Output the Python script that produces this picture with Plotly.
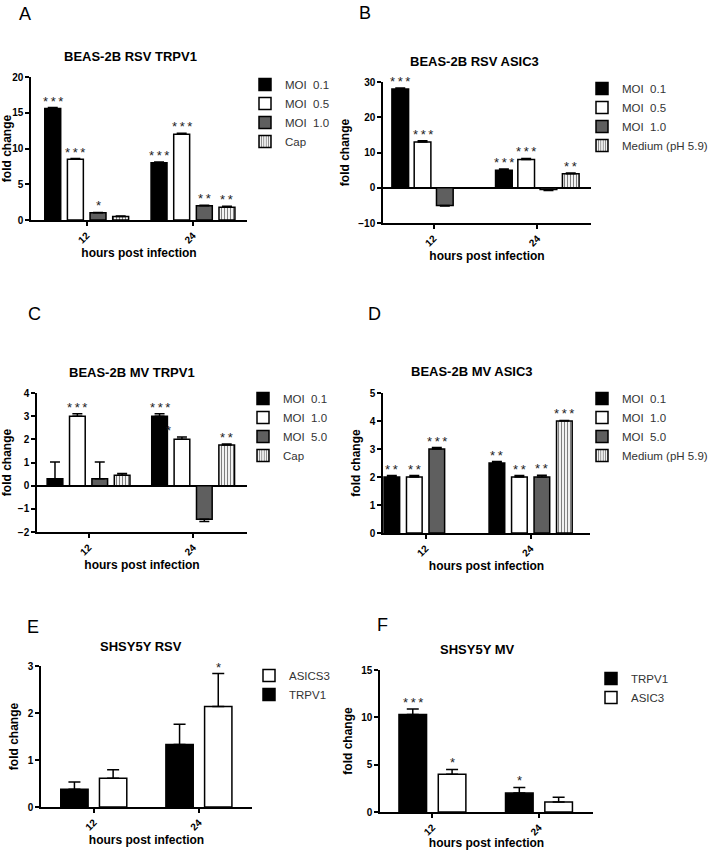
import plotly.graph_objects as go

W, H = 713, 850
FONT = "Liberation Sans, Arial, sans-serif"
NB = "\u00a0"

hours = ["12", "24"]

# ---------------- data ----------------
# A: BEAS-2B RSV TRPV1
a_names = ["MOI" + NB + " 0.1", "MOI" + NB + " 0.5", "MOI" + NB + " 1.0", "Cap"]
a_vals = [[15.6, 8.0], [8.5, 12.0], [1.0, 2.0], [0.5, 1.8]]
a_err = [[0.12, 0.1], [0.1, 0.12], [0.06, 0.08], [0.06, 0.12]]
a_stars = [["***", "***"], ["***", "***"], ["*", "**"], ["", "**"]]

# B: BEAS-2B RSV ASIC3
b_names = ["MOI" + NB + " 0.1", "MOI" + NB + " 0.5", "MOI" + NB + " 1.0", "Medium (pH 5.9)"]
b_vals = [[28.0, 5.0], [13.0, 8.0], [-5.0, -0.5], [None, 4.0]]
b_err = [[0.3, 0.3], [0.3, 0.3], [0.2, 0.3], [0.0, 0.2]]
b_stars = [["***", "***"], ["***", "***"], ["", ""], ["", "**"]]

# C: BEAS-2B MV TRPV1
c_names = ["MOI" + NB + " 0.1", "MOI" + NB + " 1.0", "MOI" + NB + " 5.0", "Cap"]
c_vals = [[0.3, 3.0], [3.0, 2.0], [0.3, -1.45], [0.45, 1.75]]
c_err = [[0.72, 0.1], [0.1, 0.1], [0.72, 0.1], [0.07, 0.05]]
c_stars = [["", "***"], ["***", "*"], ["", ""], ["", "**"]]

# D: BEAS-2B MV ASIC3
d_names = ["MOI" + NB + " 0.1", "MOI" + NB + " 1.0", "MOI" + NB + " 5.0", "Medium (pH 5.9)"]
d_vals = [[2.0, 2.5], [2.0, 2.0], [3.0, 2.0], [None, 4.0]]
d_err = [[0.05, 0.05], [0.05, 0.05], [0.05, 0.06], [0.0, 0.02]]
d_stars = [["**", "**"], ["**", "**"], ["***", "**"], ["", "***"]]

# E: SHSY5Y RSV
e_names = ["TRPV1", "ASICS3"]
e_vals = [[0.38, 1.33], [0.61, 2.14]]
e_err = [[0.15, 0.43], [0.18, 0.70]]
e_stars = [["", ""], ["", "*"]]

# F: SHSY5Y MV
f_names = ["TRPV1", "ASIC3"]
f_vals = [[10.3, 2.0], [4.0, 1.05]]
f_err = [[0.57, 0.6], [0.5, 0.5]]
f_stars = [["***", "*"], ["*", ""]]

# ---------------- styling / layout ----------------
GRAY = "#5f5f5f"
fills4 = ["black", "white", GRAY, "pattern"]
fills2 = ["black", "white"]


def fx(px):
    return px / W


def fy(py):
    return 1 - py / H


panels = [
    dict(letter="A", title="BEAS-2B RSV TRPV1", names=a_names, vals=a_vals, err=a_err, stars=a_stars,
         fills=fills4, ax=(31, 247), ay=(77, 220), xr=(-0.524, 1.508), yr=(0, 20), dt=5,
         bw=0.15, pitch=0.213, cap=5, lpos=(25, 2), tpos=(130, 56), leg=(245, 70), right=False,
         zl=False, reverse=False),
    dict(letter="B", title="BEAS-2B RSV ASIC3", names=b_names, vals=b_vals, err=b_err, stars=b_stars,
         fills=fills4, ax=(383, 591), ay=(82, 223), xr=(-0.489, 1.518), yr=(-10, 30), dt=10,
         bw=0.161, pitch=0.215, cap=5, lpos=(365, 1), tpos=(475, 61), leg=(713, 74), right=True,
         zl=True, reverse=False),
    dict(letter="C", title="BEAS-2B MV TRPV1", names=c_names, vals=c_vals, err=c_err, stars=c_stars,
         fills=fills4, ax=(37, 247), ay=(393, 532), xr=(-0.493, 1.515), yr=(-2, 4), dt=1,
         bw=0.15, pitch=0.214, cap=5, lpos=(34, 302), tpos=(132, 372), leg=(243, 384), right=False,
         zl=True, reverse=False),
    dict(letter="D", title="BEAS-2B MV ASIC3", names=d_names, vals=d_vals, err=d_err, stars=d_stars,
         fills=fills4, ax=(383, 590), ay=(393, 533), xr=(-0.405, 1.565), yr=(0, 5), dt=1,
         bw=0.149, pitch=0.214, cap=5, lpos=(375, 302), tpos=(472, 371), leg=(713, 384), right=True,
         zl=False, reverse=False),
    dict(letter="E", title="SHSY5Y RSV", names=e_names, vals=e_vals, err=e_err, stars=e_stars,
         fills=fills2, ax=(41, 252), ay=(666, 807), xr=(-0.502, 1.505), yr=(0, 3), dt=1,
         bw=0.26, pitch=0.368, cap=6, lpos=(33, 615), tpos=(141, 646), leg=(249, 661), right=False,
         zl=False, reverse=True),
    dict(letter="F", title="SHSY5Y MV", names=f_names, vals=f_vals, err=f_err, stars=f_stars,
         fills=fills2, ax=(380, 593), ay=(670, 812), xr=(-0.492, 1.507), yr=(0, 15), dt=5,
         bw=0.259, pitch=0.369, cap=6, lpos=(383, 613), tpos=(477, 649), leg=(591, 664), right=False,
         zl=False, reverse=False),
]

fig = go.Figure()
annotations = []
layout = {}

for k, p in enumerate(panels):
    n = k + 1
    xa = "x" if n == 1 else f"x{n}"
    ya = "y" if n == 1 else f"y{n}"
    legname = "legend" if n == 1 else f"legend{n}"
    ns = len(p["names"])
    for i, name in enumerate(p["names"]):
        center = (i - (ns - 1) / 2) * p["pitch"]
        vals = p["vals"][i]
        errs = p["err"][i]
        plus = [(e if (v is not None and v >= 0) else 0) for v, e in zip(vals, errs)]
        minus = [(e if (v is not None and v < 0) else 0) for v, e in zip(vals, errs)]
        fill = p["fills"][i]
        if fill == "pattern":
            marker = dict(color="white", line=dict(color="black", width=1.5),
                          pattern=dict(shape="|", fgcolor="black", bgcolor="white",
                                       size=3, solidity=0.4))
        else:
            marker = dict(color=fill, line=dict(color="black", width=1.5))
        fig.add_trace(go.Bar(
            x=hours, y=vals, name=name, xaxis=xa, yaxis=ya, legend=legname,
            offset=center - p["bw"] / 2, width=p["bw"], marker=marker,
            error_y=dict(type="data", symmetric=False, array=plus, arrayminus=minus,
                         color="black", thickness=1.5, width=p["cap"]),
            showlegend=True,
        ))
        for j, s in enumerate(p["stars"][i]):
            if not s or vals[j] is None:
                continue
            xshift = -13 if (p["letter"] == "C" and i == 1 and j == 1) else 0
            annotations.append(dict(
                x=j + center, y=vals[j] + errs[j], xref=xa, yref=ya,
                text="\u2009".join(s), showarrow=False, xanchor="center", yanchor="bottom",
                yshift=-3, xshift=xshift, font=dict(family=FONT, size=13, color="#222222"),
            ))

    axis_common = dict(showline=True, linecolor="black", linewidth=1.5, ticks="outside",
                       ticklen=4, tickwidth=1.5, tickcolor="black", showgrid=False,
                       automargin=False,
                       tickfont=dict(family=FONT, size=10, color="black", weight="bold"))
    layout["xaxis" if n == 1 else f"xaxis{n}"] = dict(
        axis_common, domain=[fx(p["ax"][0]), fx(p["ax"][1])], anchor=ya,
        type="category", categoryorder="array", categoryarray=hours,
        range=list(p["xr"]), tickangle=-45, zeroline=False,
        title=dict(text="hours post infection", standoff=0,
                   font=dict(family=FONT, size=12, color="black", weight="bold")),
    )
    layout["yaxis" if n == 1 else f"yaxis{n}"] = dict(
        axis_common, domain=[fy(p["ay"][1]), fy(p["ay"][0])], anchor=xa,
        range=list(p["yr"]), dtick=p["dt"], tick0=0,
        zeroline=p["zl"], zerolinecolor="black", zerolinewidth=1.5,
        title=dict(text="fold change", standoff=6,
                   font=dict(family=FONT, size=12, color="black", weight="bold")),
    )
    layout[legname] = dict(
        x=fx(p["leg"][0]), y=fy(p["leg"][1]), xanchor="right" if p["right"] else "left",
        yanchor="top", bgcolor="rgba(0,0,0,0)", tracegroupgap=0,
        traceorder="reversed" if p["reverse"] else "normal",
        font=dict(family=FONT, size=11.5, color="#333333"),
    )
    annotations.append(dict(
        x=fx(p["lpos"][0]), y=fy(p["lpos"][1]), xref="paper", yref="paper",
        text=p["letter"], showarrow=False, xanchor="center", yanchor="top",
        font=dict(family=FONT, size=18, color="black"),
    ))
    annotations.append(dict(
        x=fx(p["tpos"][0]), y=fy(p["tpos"][1]), xref="paper", yref="paper",
        text=p["title"], showarrow=False, xanchor="center", yanchor="middle",
        font=dict(family=FONT, size=13, color="black", weight="bold"),
    ))

fig.update_layout(
    width=W, height=H, margin=dict(l=0, r=0, t=0, b=0, pad=0, autoexpand=False),
    paper_bgcolor="white", plot_bgcolor="white", barmode="overlay",
    annotations=annotations, font=dict(family=FONT),
    **layout,
)

# remove the browser's default 8px page margin so the figure fills the window exactly
fig.write_html(
    "out.html",
    config={"displayModeBar": False},
    post_script="document.body.style.margin='0';document.documentElement.style.overflow='hidden';",
)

========

> TASK GOAL: From the first line above through the line containing "return 1 - py / H", copy everything exactly, without the pictures.

> EXPECTED OUTPUT:
Output the Python script that produces this picture with Plotly.
import plotly.graph_objects as go

W, H = 713, 850
FONT = "Liberation Sans, Arial, sans-serif"
NB = "\u00a0"

hours = ["12", "24"]

# ---------------- data ----------------
# A: BEAS-2B RSV TRPV1
a_names = ["MOI" + NB + " 0.1", "MOI" + NB + " 0.5", "MOI" + NB + " 1.0", "Cap"]
a_vals = [[15.6, 8.0], [8.5, 12.0], [1.0, 2.0], [0.5, 1.8]]
a_err = [[0.12, 0.1], [0.1, 0.12], [0.06, 0.08], [0.06, 0.12]]
a_stars = [["***", "***"], ["***", "***"], ["*", "**"], ["", "**"]]

# B: BEAS-2B RSV ASIC3
b_names = ["MOI" + NB + " 0.1", "MOI" + NB + " 0.5", "MOI" + NB + " 1.0", "Medium (pH 5.9)"]
b_vals = [[28.0, 5.0], [13.0, 8.0], [-5.0, -0.5], [None, 4.0]]
b_err = [[0.3, 0.3], [0.3, 0.3], [0.2, 0.3], [0.0, 0.2]]
b_stars = [["***", "***"], ["***", "***"], ["", ""], ["", "**"]]

# C: BEAS-2B MV TRPV1
c_names = ["MOI" + NB + " 0.1", "MOI" + NB + " 1.0", "MOI" + NB + " 5.0", "Cap"]
c_vals = [[0.3, 3.0], [3.0, 2.0], [0.3, -1.45], [0.45, 1.75]]
c_err = [[0.72, 0.1], [0.1, 0.1], [0.72, 0.1], [0.07, 0.05]]
c_stars = [["", "***"], ["***", "*"], ["", ""], ["", "**"]]

# D: BEAS-2B MV ASIC3
d_names = ["MOI" + NB + " 0.1", "MOI" + NB + " 1.0", "MOI" + NB + " 5.0", "Medium (pH 5.9)"]
d_vals = [[2.0, 2.5], [2.0, 2.0], [3.0, 2.0], [None, 4.0]]
d_err = [[0.05, 0.05], [0.05, 0.05], [0.05, 0.06], [0.0, 0.02]]
d_stars = [["**", "**"], ["**", "**"], ["***", "**"], ["", "***"]]

# E: SHSY5Y RSV
e_names = ["TRPV1", "ASICS3"]
e_vals = [[0.38, 1.33], [0.61, 2.14]]
e_err = [[0.15, 0.43], [0.18, 0.70]]
e_stars = [["", ""], ["", "*"]]

# F: SHSY5Y MV
f_names = ["TRPV1", "ASIC3"]
f_vals = [[10.3, 2.0], [4.0, 1.05]]
f_err = [[0.57, 0.6], [0.5, 0.5]]
f_stars = [["***", "*"], ["*", ""]]

# ---------------- styling / layout ----------------
GRAY = "#5f5f5f"
fills4 = ["black", "white", GRAY, "pattern"]
fills2 = ["black", "white"]


def fx(px):
    return px / W


def fy(py):
    return 1 - py / H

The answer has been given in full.